For Trump, success relies on having a “disciplined, deliberate and consistent foreign policy.” This coming from a candidate whose entire behavior on the campaign trail has been anything but. Even within the speech, he seems unaware of the apparent contradictions (e.g., calling for stability while casting aside the role of nation building, calling for closer alliances while also threatening to weaken them). He then repeated yet again some of his earlier points about the Middle East and the U.S. economy, and took additional jabs at NAFTA, tying all this into putting “America First” again, and vowed to bring in new and different voices into the foreign policy machine in order to do so. Additionally, he also had this very contradictory statement to make:
“Finally, I will work with our allies to reinvigorate Western values and institutions. Instead of trying to spread universal values that not everybody shares or wants, we should understand that strengthening and promoting Western civilization and its accomplishments will do more to inspire positive reforms around the world than military interventions.”
In a broad sense, basic Western values—democracy, human rights, equality, transparency—have been spreading, and even where they are not present are generally sought by people in the face of their intransigent governments.
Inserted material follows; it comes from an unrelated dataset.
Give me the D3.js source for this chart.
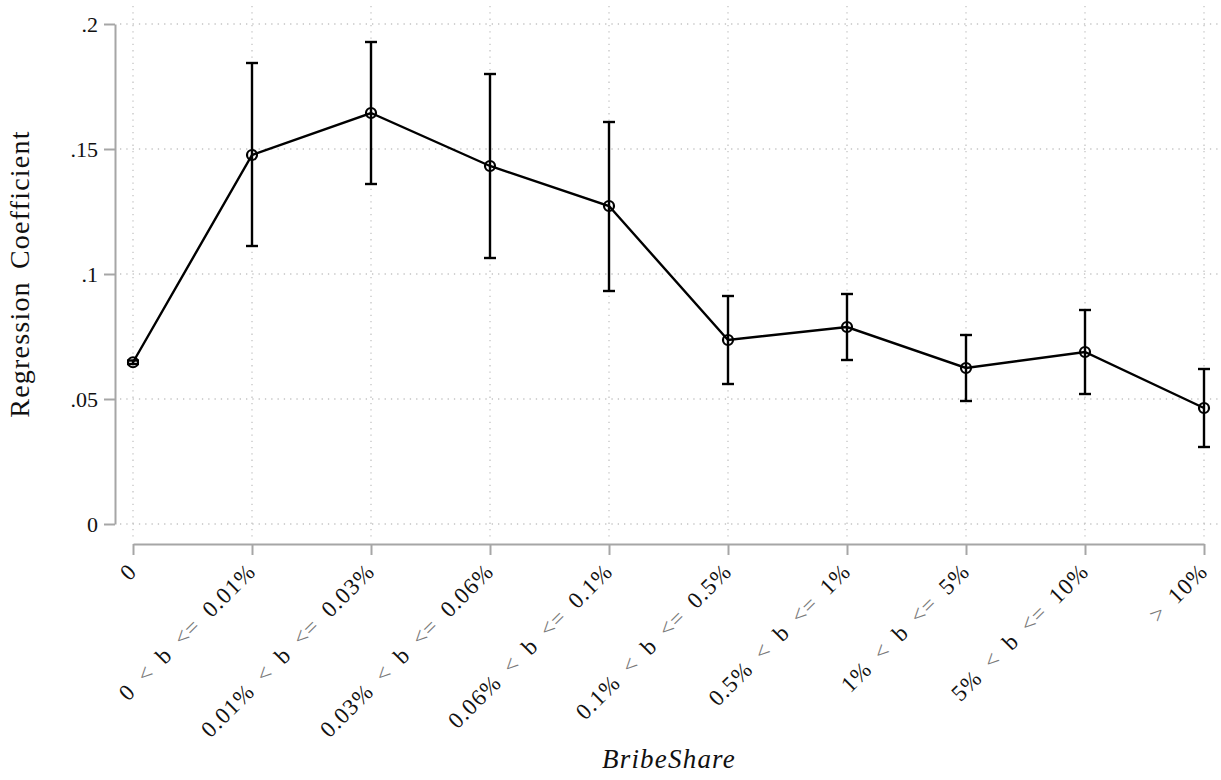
<!DOCTYPE html>
<html><head><meta charset="utf-8">
<script src="https://cdn.jsdelivr.net/npm/d3@7"></script>
<style>body{margin:0;background:#fff}svg{display:block}</style>
</head><body>
<svg id="c" width="1221" height="780"></svg>
<script>
const categories = [["0"],["0","<","b","<=","0.01%"],["0.01%","<","b","<=","0.03%"],["0.03%","<","b","<=","0.06%"],["0.06%","<","b","<=","0.1%"],["0.1%","<","b","<=","0.5%"],["0.5%","<","b","<=","1%"],["1%","<","b","<=","5%"],["5%","<","b","<=","10%"],[">","10%"]];
const coef  = [0.0647,0.1476,0.1644,0.1432,0.1272,0.0736,0.0788,0.0624,0.0688,0.0464];
const upper = [0.0654,0.1844,0.1928,0.1800,0.1608,0.0912,0.0920,0.0756,0.0856,0.0620];
const lower = [0.0640,0.1112,0.1360,0.1064,0.0932,0.0560,0.0656,0.0492,0.0520,0.0308];
const yTicks = [0,0.05,0.1,0.15,0.2];
const yTickLabels = ["0",".05",".1",".15",".2"];

const svg = d3.select("#c");
const font = '"Liberation Serif", "Tinos", "Times New Roman", serif';
const x = d3.scalePoint().domain(d3.range(categories.length)).range([133,1204]);
const y = d3.scaleLinear().domain([0,0.2]).range([524,24]);
const axisCol = "#a6a6a6";

// grid
svg.append("g").selectAll("line").data(yTicks).join("line")
  .attr("x1",120).attr("x2",1221).attr("y1",d=>y(d)).attr("y2",d=>y(d))
  .attr("stroke","#c4c4c4").attr("stroke-width",1.3).attr("stroke-dasharray","1.3,5");
svg.append("g").selectAll("line").data(d3.range(categories.length)).join("line")
  .attr("x1",d=>x(d)).attr("x2",d=>x(d)).attr("y1",6).attr("y2",540)
  .attr("stroke","#c4c4c4").attr("stroke-width",1.3).attr("stroke-dasharray","1.3,5");

// y axis
const ya = svg.append("g").attr("transform","translate(115,0)")
  .call(d3.axisLeft(y).tickValues(yTicks).tickFormat((d,i)=>yTickLabels[i]).tickSize(11).tickSizeOuter(0).tickPadding(6));
ya.select(".domain").attr("stroke",axisCol).attr("stroke-width",2);
ya.selectAll(".tick line").attr("stroke",axisCol).attr("stroke-width",2);
ya.selectAll(".tick text").style("font-family",font).style("font-size","22px").attr("fill","#111");

// x axis
const xa = svg.append("g").attr("transform","translate(0,544)")
  .call(d3.axisBottom(x).tickSize(11).tickSizeOuter(0).tickFormat(""));
xa.select(".domain").attr("stroke",axisCol).attr("stroke-width",2);
xa.selectAll(".tick line").attr("stroke",axisCol).attr("stroke-width",2);

const lab = svg.append("g").selectAll("text").data(categories).join("text")
  .attr("transform",(d,i)=>`translate(${x(i)+5},${573}) rotate(-45)`)
  .attr("text-anchor","end").style("font-family",font).style("font-size","23px")
  .style("letter-spacing","1px").style("word-spacing","6px").attr("fill","#111");
lab.each(function(d){
  const t = d3.select(this);
  d.forEach((w,j)=>{
    t.append("tspan").text((j?" ":"")+w)
      .attr("fill",(w==="<"||w==="<="||w===">")?"#7a7a7a":"#111");
  });
});

// axis titles
svg.append("text").attr("transform","translate(29,274) rotate(-90)").attr("text-anchor","middle")
  .style("font-family",font).style("font-size","28px").style("letter-spacing","1.2px").style("word-spacing","4px")
  .attr("fill","#111").text("Regression Coefficient");
svg.append("text").attr("x",669).attr("y",768).attr("text-anchor","middle")
  .style("font-family",font).style("font-style","italic").style("font-size","27px").style("letter-spacing","1.2px")
  .attr("fill","#111").text("BribeShare");

// error bars
const idx = d3.range(categories.length);
const eb = svg.append("g").attr("stroke","#000").attr("stroke-width",2.4);
eb.selectAll(".v").data(idx).join("line").attr("x1",i=>x(i)).attr("x2",i=>x(i)).attr("y1",i=>y(upper[i])).attr("y2",i=>y(lower[i]));
eb.selectAll(".u").data(idx).join("line").attr("x1",i=>x(i)-6).attr("x2",i=>x(i)+6).attr("y1",i=>y(upper[i])).attr("y2",i=>y(upper[i]));
eb.selectAll(".l").data(idx).join("line").attr("x1",i=>x(i)-6).attr("x2",i=>x(i)+6).attr("y1",i=>y(lower[i])).attr("y2",i=>y(lower[i]));

// line
svg.append("path").datum(idx).attr("fill","none").attr("stroke","#000").attr("stroke-width",2.4)
  .attr("d",d3.line().x(i=>x(i)).y(i=>y(coef[i])));

// markers
svg.append("g").selectAll("circle").data(idx).join("circle")
  .attr("cx",i=>x(i)).attr("cy",i=>y(coef[i])).attr("r",5)
  .attr("fill","none").attr("stroke","#000").attr("stroke-width",2.2);
</script>
</body></html>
Battles over religion and gender are particularly difficult, but do not negate the fact that many “Western” values since WWII and especially after the Cold War are approaching a universal quality, especially as embodied by the UN Universal Declaration of Human Rights. Trump correctly maintains that these values should not be spread at gunpoint, but then calls for “promoting Western civilization” even as he criticizes the idea that we should “spread universal values that not everybody shares or wants.” So in the same paragraph, Trump is confusing as to whether or not he thinks the West should promote its values, even as he is clear about not using force to do so, while at the same time asserting he would be firmer than Obama about use-of-force red lines, or “a line in the sand,” as Trump put it. In fact, this paragraph sums up his speech nicely: full of different ideas and talking points that sound good alone, but that Trump failed to connect coherently in this address and articulated in ways that were often either confusing at best or contradictory at worst.
Trump’s Speech: A Perfect Representation of GOP “Foreign Policy”
Several Republican foreign policy bigwigs, falling pretty easily for Trump’s plummeting expectations game, including the Republican Chairman of the Senate Foreign Relations Committee Bob Corker and George W. Bush’s Ambassador to the United Nations John Bolton, praised the speech. Former Republican Speaker of the House (and possible Trump vice presidential running mate) Newt Gingrich also praised Trump’s speech, calling it “very serious” and “presidential.”
But this Republican Party is a party that has been devoid for some time of substantive and serious ideas about foreign policy, which is a reality that was on display beyond any reasonable doubt (and not for the first time) as numerous Republican presidential candidates showed how out of their depth they were back in a December debate focused on foreign policy and security. A few months before that, we had the Benghazi hearing featuring Clinton, and well before that, another case in point is George W. Bush’s presidency.
Trump’s foreign policy speech—and candidacy—is only the latest sign that the Republican Party and most of its voters are not serious or substantive.